--- start of DATA ---
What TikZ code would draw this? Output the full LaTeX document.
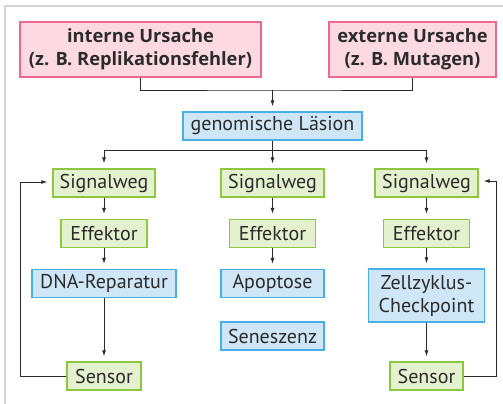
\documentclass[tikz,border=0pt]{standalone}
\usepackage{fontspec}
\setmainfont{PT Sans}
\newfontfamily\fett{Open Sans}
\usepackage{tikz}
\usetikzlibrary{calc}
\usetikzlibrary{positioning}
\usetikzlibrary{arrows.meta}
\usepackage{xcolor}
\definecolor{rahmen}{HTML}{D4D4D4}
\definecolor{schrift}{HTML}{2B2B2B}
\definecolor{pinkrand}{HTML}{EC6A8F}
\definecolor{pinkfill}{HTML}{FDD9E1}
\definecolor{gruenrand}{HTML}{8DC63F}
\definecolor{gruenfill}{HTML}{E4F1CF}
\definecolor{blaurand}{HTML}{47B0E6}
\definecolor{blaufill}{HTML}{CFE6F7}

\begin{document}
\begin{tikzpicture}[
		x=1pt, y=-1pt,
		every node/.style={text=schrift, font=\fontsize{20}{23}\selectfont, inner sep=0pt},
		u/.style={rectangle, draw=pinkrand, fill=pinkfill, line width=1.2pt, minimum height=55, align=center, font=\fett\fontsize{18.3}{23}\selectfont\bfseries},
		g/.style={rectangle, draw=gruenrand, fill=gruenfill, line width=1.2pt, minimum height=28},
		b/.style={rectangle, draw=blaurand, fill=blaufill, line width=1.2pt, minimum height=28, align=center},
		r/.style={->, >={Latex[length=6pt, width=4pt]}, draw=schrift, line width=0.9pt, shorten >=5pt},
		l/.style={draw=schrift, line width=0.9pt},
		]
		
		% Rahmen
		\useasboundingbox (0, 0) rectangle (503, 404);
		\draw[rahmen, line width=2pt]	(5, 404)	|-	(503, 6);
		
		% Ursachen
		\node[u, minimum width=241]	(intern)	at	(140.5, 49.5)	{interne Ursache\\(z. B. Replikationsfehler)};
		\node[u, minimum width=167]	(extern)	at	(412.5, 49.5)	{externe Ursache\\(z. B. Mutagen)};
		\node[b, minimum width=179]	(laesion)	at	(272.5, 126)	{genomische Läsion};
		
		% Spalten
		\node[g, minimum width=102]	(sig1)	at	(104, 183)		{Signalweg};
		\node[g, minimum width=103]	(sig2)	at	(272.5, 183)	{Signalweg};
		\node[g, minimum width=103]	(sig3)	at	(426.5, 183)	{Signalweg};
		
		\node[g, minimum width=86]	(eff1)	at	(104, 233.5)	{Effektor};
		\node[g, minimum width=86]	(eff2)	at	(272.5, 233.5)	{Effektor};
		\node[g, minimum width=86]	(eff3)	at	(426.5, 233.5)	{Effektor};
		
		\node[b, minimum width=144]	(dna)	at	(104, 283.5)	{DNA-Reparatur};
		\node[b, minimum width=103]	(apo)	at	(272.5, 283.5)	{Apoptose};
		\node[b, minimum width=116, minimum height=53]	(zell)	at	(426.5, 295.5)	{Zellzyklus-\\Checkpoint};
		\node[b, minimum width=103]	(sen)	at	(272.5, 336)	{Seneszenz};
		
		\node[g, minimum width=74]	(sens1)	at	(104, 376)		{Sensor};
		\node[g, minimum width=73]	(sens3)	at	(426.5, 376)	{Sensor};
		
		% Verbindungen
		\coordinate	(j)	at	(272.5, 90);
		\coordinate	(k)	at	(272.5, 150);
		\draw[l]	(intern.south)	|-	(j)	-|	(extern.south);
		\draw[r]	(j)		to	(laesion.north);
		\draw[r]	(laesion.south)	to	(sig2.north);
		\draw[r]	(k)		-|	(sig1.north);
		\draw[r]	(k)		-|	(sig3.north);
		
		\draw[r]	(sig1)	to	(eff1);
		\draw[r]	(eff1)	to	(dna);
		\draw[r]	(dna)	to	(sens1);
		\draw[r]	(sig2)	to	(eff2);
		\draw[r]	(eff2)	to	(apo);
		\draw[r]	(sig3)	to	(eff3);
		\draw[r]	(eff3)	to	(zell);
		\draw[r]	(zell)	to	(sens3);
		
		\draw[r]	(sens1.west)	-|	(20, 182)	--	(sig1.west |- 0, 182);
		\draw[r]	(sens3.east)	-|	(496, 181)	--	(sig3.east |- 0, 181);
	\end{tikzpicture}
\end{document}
--- end of DATA ---
Print the full listing exactly, dropping the pictures.

What TikZ code would draw this? Output the full LaTeX document.
\documentclass[tikz,border=0pt]{standalone}
\usepackage{fontspec}
\setmainfont{PT Sans}
\newfontfamily\fett{Open Sans}
\usepackage{tikz}
\usetikzlibrary{calc}
\usetikzlibrary{positioning}
\usetikzlibrary{arrows.meta}
\usepackage{xcolor}
\definecolor{rahmen}{HTML}{D4D4D4}
\definecolor{schrift}{HTML}{2B2B2B}
\definecolor{pinkrand}{HTML}{EC6A8F}
\definecolor{pinkfill}{HTML}{FDD9E1}
\definecolor{gruenrand}{HTML}{8DC63F}
\definecolor{gruenfill}{HTML}{E4F1CF}
\definecolor{blaurand}{HTML}{47B0E6}
\definecolor{blaufill}{HTML}{CFE6F7}

\begin{document}
\begin{tikzpicture}[
		x=1pt, y=-1pt,
		every node/.style={text=schrift, font=\fontsize{20}{23}\selectfont, inner sep=0pt},
		u/.style={rectangle, draw=pinkrand, fill=pinkfill, line width=1.2pt, minimum height=55, align=center, font=\fett\fontsize{18.3}{23}\selectfont\bfseries},
		g/.style={rectangle, draw=gruenrand, fill=gruenfill, line width=1.2pt, minimum height=28},
		b/.style={rectangle, draw=blaurand, fill=blaufill, line width=1.2pt, minimum height=28, align=center},
		r/.style={->, >={Latex[length=6pt, width=4pt]}, draw=schrift, line width=0.9pt, shorten >=5pt},
		l/.style={draw=schrift, line width=0.9pt},
		]
		
		% Rahmen
		\useasboundingbox (0, 0) rectangle (503, 404);
		\draw[rahmen, line width=2pt]	(5, 404)	|-	(503, 6);
		
		% Ursachen
		\node[u, minimum width=241]	(intern)	at	(140.5, 49.5)	{interne Ursache\\(z. B. Replikationsfehler)};
		\node[u, minimum width=167]	(extern)	at	(412.5, 49.5)	{externe Ursache\\(z. B. Mutagen)};
		\node[b, minimum width=179]	(laesion)	at	(272.5, 126)	{genomische Läsion};
		
		% Spalten
		\node[g, minimum width=102]	(sig1)	at	(104, 183)		{Signalweg};
		\node[g, minimum width=103]	(sig2)	at	(272.5, 183)	{Signalweg};
		\node[g, minimum width=103]	(sig3)	at	(426.5, 183)	{Signalweg};
		
		\node[g, minimum width=86]	(eff1)	at	(104, 233.5)	{Effektor};
		\node[g, minimum width=86]	(eff2)	at	(272.5, 233.5)	{Effektor};
		\node[g, minimum width=86]	(eff3)	at	(426.5, 233.5)	{Effektor};
		
		\node[b, minimum width=144]	(dna)	at	(104, 283.5)	{DNA-Reparatur};
		\node[b, minimum width=103]	(apo)	at	(272.5, 283.5)	{Apoptose};
		\node[b, minimum width=116, minimum height=53]	(zell)	at	(426.5, 295.5)	{Zellzyklus-\\Checkpoint};
		\node[b, minimum width=103]	(sen)	at	(272.5, 336)	{Seneszenz};
		
		\node[g, minimum width=74]	(sens1)	at	(104, 376)		{Sensor};
		\node[g, minimum width=73]	(sens3)	at	(426.5, 376)	{Sensor};
		
		% Verbindungen
		\coordinate	(j)	at	(272.5, 90);
		\coordinate	(k)	at	(272.5, 150);
		\draw[l]	(intern.south)	|-	(j)	-|	(extern.south);
		\draw[r]	(j)		to	(laesion.north);
		\draw[r]	(laesion.south)	to	(sig2.north);
		\draw[r]	(k)		-|	(sig1.north);
		\draw[r]	(k)		-|	(sig3.north);
		
		\draw[r]	(sig1)	to	(eff1);
		\draw[r]	(eff1)	to	(dna);
		\draw[r]	(dna)	to	(sens1);
		\draw[r]	(sig2)	to	(eff2);
		\draw[r]	(eff2)	to	(apo);
		\draw[r]	(sig3)	to	(eff3);
		\draw[r]	(eff3)	to	(zell);
		\draw[r]	(zell)	to	(sens3);
		
		\draw[r]	(sens1.west)	-|	(20, 182)	--	(sig1.west |- 0, 182);
		\draw[r]	(sens3.east)	-|	(496, 181)	--	(sig3.east |- 0, 181);
	\end{tikzpicture}
\end{document}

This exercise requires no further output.